Israeli Horror Comes to Life

“THE STATE OF ISRAEL IS UNDER ATTACK,” blares the headline in May’s Rue Morgue magazine. But the threat’s not coming from the usual suspects. This time, it’s zombies, serial killers and apocalyptic plagues that have the country on high alert. And it’s happening on the big screen.

Israeli horror is finally coming into its own as a genre, according to the popular Canadian journal of “horror in culture and entertainment.” After decades without “a single, proper Hebrew horror film,” no fewer than five Israeli horror movies have splattered across screens recently, with many more on the way.

The catalyst was 2011’s “Rabies,” which Rue Morgue calls a seminal moment — “the release of [Israel’s] first real horror film.” Until “Rabies,” the magazine notes, most of Israel’s cinematic output consisted of dramas dealing with political or social issues, or portraying dysfunctional families.

“The common explanation was that the state of Israel is stuck with wars, bereavement, and pain, so there is absolutely no room for movies that would add blood and violence,” according to Aharon Keshales, the film critic-turned-director who co-directed “Rabies.” “But what we answer to those who said that is that making a horror movie and dealing with blood and gore brings us catharsis. It relieves. Serious bereavement dramas, which Israeli filmmakers love to make, just draw you deeper to the agony and sadness.”

What hath “Rabies” wrought? How about “Cannon Fodder,” in which an Israel Defense Forces unit sneaks into Lebanon for a “special mission,” only to confront undead locals with serious munchies? Or “Another World,” which depicts the brutal existence of survivors of a nuclear disaster? Or maybe “Cats on a Pedal Boat,” in which a pet feline falls off a raft into a polluted river “and turns into something so hideous it makes the creatures in ‘Piranha’ look like gefilte fish”?
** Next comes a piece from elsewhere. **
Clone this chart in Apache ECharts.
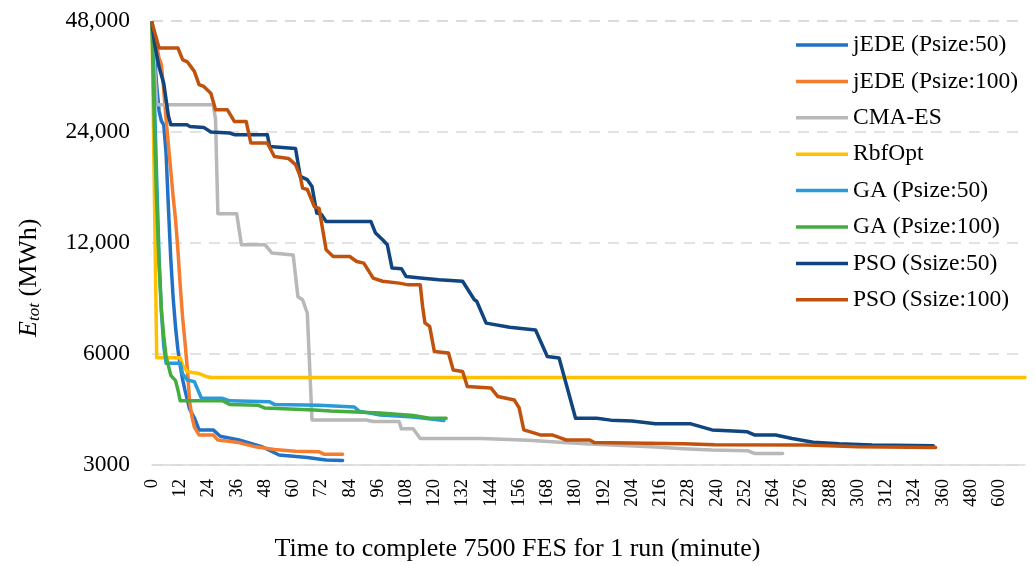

Then there’s “Poisoned,” a low-budget zom-com (that’s zombie comedy) also set inside an Israel Defense Forces base. Its trailer opens with a sweaty, terrified teen in a bloody tank top belting “Avadim Hayinu” — the familiar Passover out-of-bondage tune — while a zombie belches in the background. “Maybe we should have stayed in Egypt,” jokes the tagline. Released shortly after “Rabies,” the acclaimed “Poisoned” has enjoyed modest success on the Israeli film-fest circuit, but has yet to find international distribution.

In fact, the global success of “Rabies” remains an exception among Israeli genre films. ”Homegrown Jewish horror has a long way to go in terms of both national and international recognition,” Rue Morgue writes. “But a new generation of educated filmmakers has given it a foothold.”

Aharon Keshales and Navot Papushado, the “Rabies” co-creators, are already at work on their second horror picture: “Big Bad Wolves,” which Rue Morgue describes as “a fairy-tale-inspired story about a high school Bible teacher who’s the main suspect in a horrible crime.” And the forthcoming “psychological horror thriller,” Goldberg & Eisenberg, now in post-production, received the first-ever funding from the Israeli Film Fund.

After many years “in which ideas for horror projects floated around as poltergeists in the Israeli film industry,” writes Rue Morgue, “we can now give them a warm shalom greeting.”